New crowd-funding rules introduced in several provinces

On May 20, 2015, regulators in BC (along with Saskatchewan, Manitoba, Québec, New Brunswick and Nova Scotia) adopted new rules which will allow companies to raise money by crowd-funding while also distributing shares. The new rules provide a new opportunity for companies because previously, companies could only raise money by crowd-funding if securities were not also being distributed.

The rules will enable private (non-reporting) companies to raise money without having to file a Prospectus and enable an online funding portal to assist with the distribution of shares or securities without being Registered as an investment dealer.

For a company to rely on the exemptions, it must:

  • not be a reporting issuer anywhere in Canada;
  • have a head office in one of the provinces listed above;
  • not use the exemption more than twice annually, and each distribution must be $250,000 or less. 

Investors relying on the exemptions may not invest more than $1,500 per distribution.
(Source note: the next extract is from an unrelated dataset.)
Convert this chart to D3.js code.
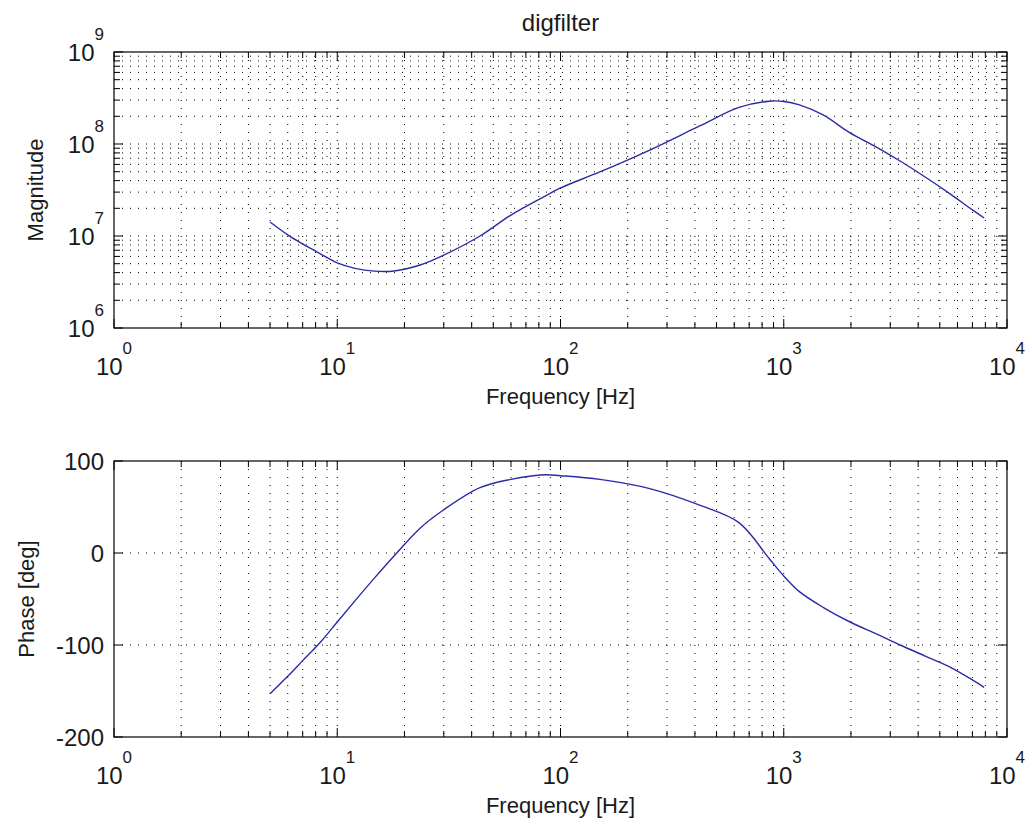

To operate a funding portal through which the securities would be distributed, and rely on the dealer registration exemption, that entity must:

  • have a head office in Canada and have a majority of its directors resident in Canada;
  • not charge a commission for the distribution of securities;
  • host a website through which the funding portal can receive payments from investors for their subscriptions, and through which it can provide information in connection with the distribution.

This is an excellent opportunity for companies to finance by crowd-funding while offering equity in the form of securities to their investors. Companies should however also consider what kinds of securities investors under the crowd-funding category should receive as they will be likely be unique from shares or convertible securities issued to founders or as seed capital.